§ **EXERCISE BRIEF**
State the number of lines in the material below that have "chart" in them, without any other text.

(Plotting code records)
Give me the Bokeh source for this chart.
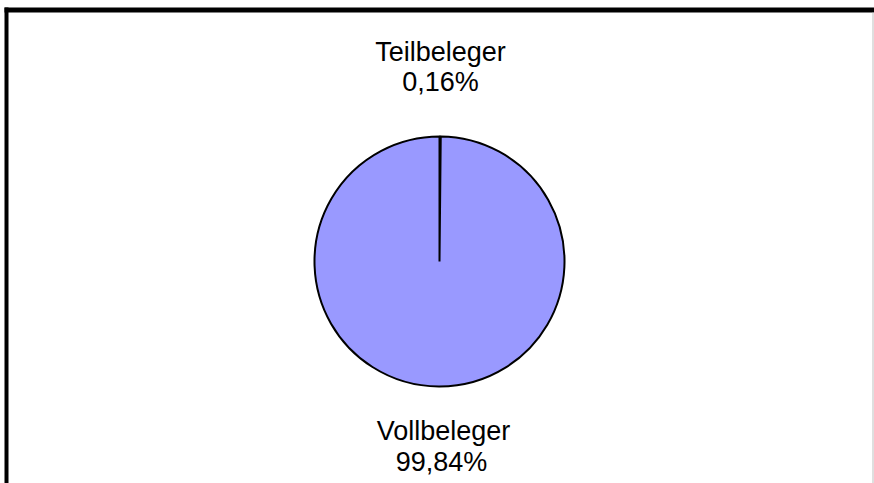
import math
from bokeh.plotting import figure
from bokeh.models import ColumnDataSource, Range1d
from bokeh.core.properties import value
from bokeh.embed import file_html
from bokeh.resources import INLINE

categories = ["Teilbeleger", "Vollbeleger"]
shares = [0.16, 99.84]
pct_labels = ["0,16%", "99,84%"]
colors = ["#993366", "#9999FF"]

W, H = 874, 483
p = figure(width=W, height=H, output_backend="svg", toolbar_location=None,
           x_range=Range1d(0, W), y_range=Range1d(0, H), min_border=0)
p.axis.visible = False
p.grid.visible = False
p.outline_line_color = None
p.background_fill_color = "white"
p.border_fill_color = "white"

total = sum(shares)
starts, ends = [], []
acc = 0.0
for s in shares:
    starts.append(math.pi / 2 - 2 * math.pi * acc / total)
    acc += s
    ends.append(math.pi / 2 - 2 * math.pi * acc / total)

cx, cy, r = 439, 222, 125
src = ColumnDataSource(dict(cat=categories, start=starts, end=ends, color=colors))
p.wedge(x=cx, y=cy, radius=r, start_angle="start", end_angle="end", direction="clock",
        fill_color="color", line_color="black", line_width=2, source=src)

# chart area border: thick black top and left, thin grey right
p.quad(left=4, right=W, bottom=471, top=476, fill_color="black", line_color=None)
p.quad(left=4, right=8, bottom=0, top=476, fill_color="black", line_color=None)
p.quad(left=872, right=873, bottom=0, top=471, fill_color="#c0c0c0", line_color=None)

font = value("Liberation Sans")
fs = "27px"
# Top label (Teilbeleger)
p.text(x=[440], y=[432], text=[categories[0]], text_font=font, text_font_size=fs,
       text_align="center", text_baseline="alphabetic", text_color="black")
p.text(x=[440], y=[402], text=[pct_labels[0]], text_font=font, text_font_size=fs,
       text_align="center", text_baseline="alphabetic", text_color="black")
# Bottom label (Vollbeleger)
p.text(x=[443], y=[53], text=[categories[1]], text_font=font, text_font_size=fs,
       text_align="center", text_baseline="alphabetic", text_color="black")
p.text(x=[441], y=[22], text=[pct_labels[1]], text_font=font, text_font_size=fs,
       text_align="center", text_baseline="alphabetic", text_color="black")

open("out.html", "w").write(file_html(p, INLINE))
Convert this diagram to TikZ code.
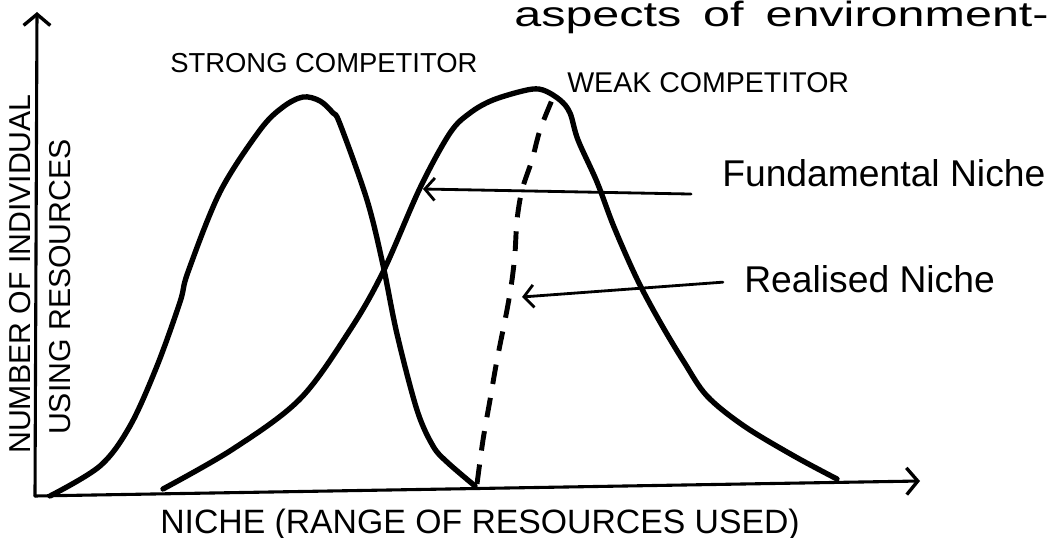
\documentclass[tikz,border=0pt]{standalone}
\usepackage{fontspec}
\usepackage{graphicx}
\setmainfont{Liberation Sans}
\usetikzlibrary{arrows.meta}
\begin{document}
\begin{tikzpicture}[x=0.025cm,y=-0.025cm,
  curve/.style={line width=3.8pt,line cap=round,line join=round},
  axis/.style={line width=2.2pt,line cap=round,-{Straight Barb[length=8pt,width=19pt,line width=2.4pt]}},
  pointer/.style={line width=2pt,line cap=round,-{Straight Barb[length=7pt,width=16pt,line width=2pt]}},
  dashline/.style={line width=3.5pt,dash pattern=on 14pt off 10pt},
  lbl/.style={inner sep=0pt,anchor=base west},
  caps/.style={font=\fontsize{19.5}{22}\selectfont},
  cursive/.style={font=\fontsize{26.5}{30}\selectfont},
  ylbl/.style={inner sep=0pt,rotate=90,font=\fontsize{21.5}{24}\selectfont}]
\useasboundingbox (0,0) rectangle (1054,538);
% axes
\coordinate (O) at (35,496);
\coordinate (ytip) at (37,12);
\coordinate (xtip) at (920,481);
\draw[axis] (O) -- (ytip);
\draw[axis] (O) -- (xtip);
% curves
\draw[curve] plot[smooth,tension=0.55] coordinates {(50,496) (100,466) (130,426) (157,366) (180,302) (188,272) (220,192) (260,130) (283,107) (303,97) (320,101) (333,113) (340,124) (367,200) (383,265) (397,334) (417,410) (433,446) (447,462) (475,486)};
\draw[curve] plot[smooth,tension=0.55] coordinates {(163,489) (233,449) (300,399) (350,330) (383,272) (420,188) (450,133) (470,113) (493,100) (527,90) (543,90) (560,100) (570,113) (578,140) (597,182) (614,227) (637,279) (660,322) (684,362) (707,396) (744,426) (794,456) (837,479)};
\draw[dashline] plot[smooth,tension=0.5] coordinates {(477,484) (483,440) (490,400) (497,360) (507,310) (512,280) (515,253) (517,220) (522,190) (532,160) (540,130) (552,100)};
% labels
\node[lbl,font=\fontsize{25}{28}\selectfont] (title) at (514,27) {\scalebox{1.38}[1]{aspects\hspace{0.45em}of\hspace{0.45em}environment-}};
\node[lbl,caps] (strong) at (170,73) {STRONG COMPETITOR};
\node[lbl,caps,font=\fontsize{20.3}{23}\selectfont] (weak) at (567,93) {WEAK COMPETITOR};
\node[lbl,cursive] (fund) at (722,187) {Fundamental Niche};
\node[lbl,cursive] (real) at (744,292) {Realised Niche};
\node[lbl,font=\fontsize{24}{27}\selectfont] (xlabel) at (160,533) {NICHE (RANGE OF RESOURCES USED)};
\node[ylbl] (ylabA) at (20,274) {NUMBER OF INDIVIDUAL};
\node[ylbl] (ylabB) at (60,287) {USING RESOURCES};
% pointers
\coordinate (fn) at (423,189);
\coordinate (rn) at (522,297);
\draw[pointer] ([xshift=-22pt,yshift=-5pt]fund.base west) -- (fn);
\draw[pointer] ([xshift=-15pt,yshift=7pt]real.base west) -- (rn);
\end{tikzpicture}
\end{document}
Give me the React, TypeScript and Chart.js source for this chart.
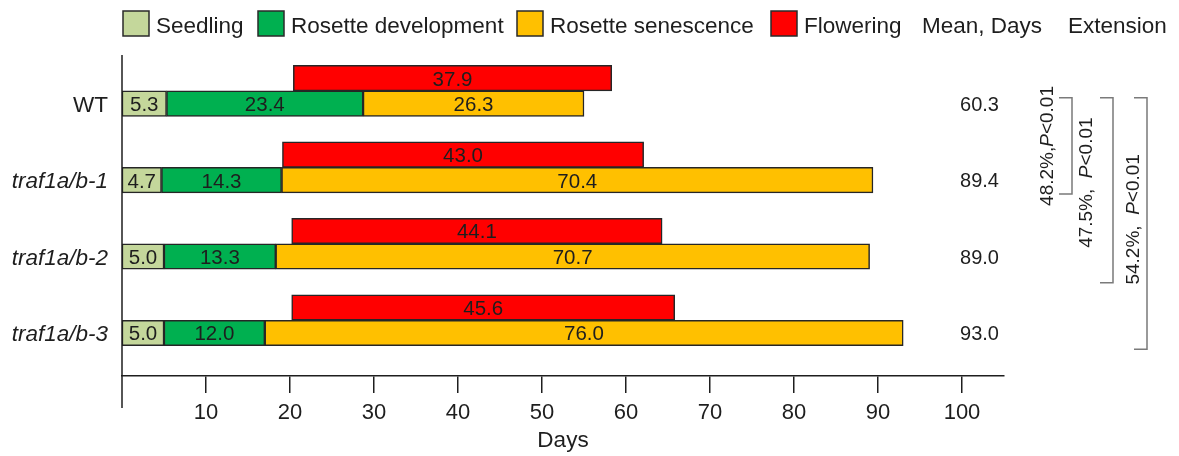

§ **THE RESPONSE**
3